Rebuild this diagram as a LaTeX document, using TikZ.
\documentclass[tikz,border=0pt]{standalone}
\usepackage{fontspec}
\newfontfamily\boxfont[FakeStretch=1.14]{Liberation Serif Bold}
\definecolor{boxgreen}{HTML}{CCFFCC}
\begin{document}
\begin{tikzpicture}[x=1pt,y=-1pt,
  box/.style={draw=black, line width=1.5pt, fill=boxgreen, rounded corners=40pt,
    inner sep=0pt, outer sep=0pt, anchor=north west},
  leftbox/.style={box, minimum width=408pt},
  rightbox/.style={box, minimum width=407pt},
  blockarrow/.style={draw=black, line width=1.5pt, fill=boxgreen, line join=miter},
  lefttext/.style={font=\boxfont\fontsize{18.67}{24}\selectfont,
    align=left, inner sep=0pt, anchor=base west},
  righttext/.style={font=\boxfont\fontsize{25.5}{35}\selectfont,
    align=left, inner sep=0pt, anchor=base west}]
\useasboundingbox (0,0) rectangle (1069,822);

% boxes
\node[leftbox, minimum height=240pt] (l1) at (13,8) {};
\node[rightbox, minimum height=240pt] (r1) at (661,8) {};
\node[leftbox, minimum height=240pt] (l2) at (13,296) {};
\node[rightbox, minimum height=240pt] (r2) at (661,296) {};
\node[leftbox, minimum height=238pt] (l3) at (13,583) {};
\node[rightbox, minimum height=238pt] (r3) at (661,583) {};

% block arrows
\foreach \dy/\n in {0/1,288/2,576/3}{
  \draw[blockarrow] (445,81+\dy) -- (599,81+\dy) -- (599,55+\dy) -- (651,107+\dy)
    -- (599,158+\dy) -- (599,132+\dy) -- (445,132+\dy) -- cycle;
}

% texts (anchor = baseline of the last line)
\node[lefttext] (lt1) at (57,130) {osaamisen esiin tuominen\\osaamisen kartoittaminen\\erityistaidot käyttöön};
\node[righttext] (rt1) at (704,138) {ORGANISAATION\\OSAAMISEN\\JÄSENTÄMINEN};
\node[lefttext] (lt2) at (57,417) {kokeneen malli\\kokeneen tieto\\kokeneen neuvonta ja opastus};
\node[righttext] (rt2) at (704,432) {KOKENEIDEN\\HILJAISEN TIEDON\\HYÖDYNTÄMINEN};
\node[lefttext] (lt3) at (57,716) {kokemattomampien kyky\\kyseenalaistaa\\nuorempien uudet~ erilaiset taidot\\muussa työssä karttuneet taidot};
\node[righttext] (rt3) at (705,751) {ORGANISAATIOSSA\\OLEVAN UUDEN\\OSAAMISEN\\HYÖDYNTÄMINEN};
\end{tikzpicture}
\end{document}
--------------------------------
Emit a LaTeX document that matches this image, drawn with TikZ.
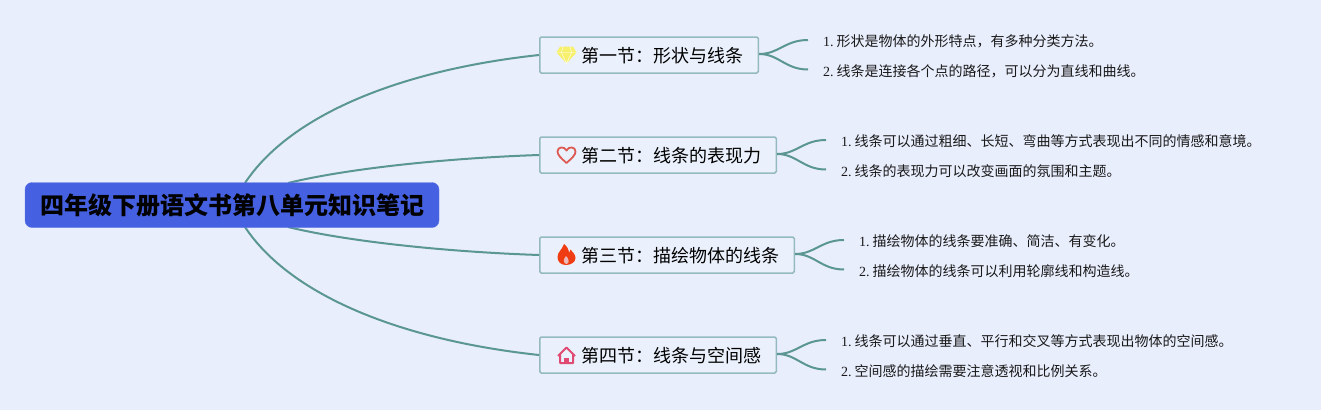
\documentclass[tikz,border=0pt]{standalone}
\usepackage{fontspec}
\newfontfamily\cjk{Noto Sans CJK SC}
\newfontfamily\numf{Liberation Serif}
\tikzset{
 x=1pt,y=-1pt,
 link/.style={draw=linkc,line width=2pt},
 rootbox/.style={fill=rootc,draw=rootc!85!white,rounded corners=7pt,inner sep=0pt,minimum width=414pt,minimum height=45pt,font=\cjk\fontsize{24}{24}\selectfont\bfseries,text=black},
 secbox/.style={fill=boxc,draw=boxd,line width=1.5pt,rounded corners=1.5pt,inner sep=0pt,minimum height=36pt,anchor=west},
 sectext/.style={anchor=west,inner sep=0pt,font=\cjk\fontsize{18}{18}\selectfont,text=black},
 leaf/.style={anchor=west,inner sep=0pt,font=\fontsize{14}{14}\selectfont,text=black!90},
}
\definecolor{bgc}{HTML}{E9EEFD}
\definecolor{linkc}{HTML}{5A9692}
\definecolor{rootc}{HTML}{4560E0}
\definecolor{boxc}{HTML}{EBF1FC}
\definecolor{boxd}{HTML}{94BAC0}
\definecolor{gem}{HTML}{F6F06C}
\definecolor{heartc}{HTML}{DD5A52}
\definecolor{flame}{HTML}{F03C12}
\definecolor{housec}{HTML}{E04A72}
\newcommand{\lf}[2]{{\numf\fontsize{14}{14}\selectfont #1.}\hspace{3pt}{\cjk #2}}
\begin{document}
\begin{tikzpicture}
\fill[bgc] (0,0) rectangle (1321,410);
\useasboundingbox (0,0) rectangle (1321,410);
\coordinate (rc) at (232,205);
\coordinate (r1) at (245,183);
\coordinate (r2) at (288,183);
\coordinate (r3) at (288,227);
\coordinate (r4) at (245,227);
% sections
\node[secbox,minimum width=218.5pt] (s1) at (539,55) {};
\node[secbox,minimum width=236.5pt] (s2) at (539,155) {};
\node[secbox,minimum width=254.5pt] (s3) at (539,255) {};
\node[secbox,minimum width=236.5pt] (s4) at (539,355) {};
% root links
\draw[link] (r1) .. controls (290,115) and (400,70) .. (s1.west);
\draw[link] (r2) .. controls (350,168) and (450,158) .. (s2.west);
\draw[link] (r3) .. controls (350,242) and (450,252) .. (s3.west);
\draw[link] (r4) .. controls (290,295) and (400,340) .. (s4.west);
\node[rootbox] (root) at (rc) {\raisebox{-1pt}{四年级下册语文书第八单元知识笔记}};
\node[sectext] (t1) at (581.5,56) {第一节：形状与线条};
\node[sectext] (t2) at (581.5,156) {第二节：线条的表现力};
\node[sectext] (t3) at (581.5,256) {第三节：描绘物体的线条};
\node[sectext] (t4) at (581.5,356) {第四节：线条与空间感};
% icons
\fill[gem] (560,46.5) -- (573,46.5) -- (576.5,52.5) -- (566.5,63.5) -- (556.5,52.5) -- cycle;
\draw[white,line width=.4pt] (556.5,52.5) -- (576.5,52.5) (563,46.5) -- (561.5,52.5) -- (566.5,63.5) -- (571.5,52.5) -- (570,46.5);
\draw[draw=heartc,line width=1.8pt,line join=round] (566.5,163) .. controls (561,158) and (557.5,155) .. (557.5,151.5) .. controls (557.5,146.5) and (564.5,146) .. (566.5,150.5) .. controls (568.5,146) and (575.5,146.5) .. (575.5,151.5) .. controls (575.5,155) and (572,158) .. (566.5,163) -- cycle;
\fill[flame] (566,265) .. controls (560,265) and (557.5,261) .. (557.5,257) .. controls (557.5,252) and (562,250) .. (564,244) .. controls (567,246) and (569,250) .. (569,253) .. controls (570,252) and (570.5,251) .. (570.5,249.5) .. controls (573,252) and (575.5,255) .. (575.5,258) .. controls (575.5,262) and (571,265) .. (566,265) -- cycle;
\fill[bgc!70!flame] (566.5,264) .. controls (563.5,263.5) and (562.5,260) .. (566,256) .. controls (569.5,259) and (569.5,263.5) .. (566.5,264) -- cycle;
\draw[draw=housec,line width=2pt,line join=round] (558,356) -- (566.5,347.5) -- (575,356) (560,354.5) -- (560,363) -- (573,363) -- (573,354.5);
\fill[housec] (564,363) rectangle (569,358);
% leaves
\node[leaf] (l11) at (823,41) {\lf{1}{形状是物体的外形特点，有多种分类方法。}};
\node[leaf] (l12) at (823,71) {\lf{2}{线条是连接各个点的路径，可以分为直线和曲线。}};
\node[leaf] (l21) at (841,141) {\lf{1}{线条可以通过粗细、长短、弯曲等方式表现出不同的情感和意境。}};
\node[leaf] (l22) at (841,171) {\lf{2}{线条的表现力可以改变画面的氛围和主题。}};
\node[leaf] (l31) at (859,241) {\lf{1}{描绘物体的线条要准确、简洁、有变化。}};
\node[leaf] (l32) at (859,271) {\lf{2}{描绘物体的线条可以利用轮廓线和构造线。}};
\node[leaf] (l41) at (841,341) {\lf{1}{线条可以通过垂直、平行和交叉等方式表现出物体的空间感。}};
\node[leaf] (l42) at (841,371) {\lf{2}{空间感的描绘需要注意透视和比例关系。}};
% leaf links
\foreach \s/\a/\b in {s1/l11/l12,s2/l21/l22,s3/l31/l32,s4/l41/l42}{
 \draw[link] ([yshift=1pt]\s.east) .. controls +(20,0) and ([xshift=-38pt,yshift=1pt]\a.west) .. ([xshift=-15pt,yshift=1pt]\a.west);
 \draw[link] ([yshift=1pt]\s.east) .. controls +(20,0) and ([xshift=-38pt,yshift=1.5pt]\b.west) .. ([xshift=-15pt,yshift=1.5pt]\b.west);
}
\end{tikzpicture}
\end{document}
--------------------------------
● **Problem statement**:
Establish how many lines of the material above hold the word "LaTeX". Nothing but the count should be returned.

● **Output**:
2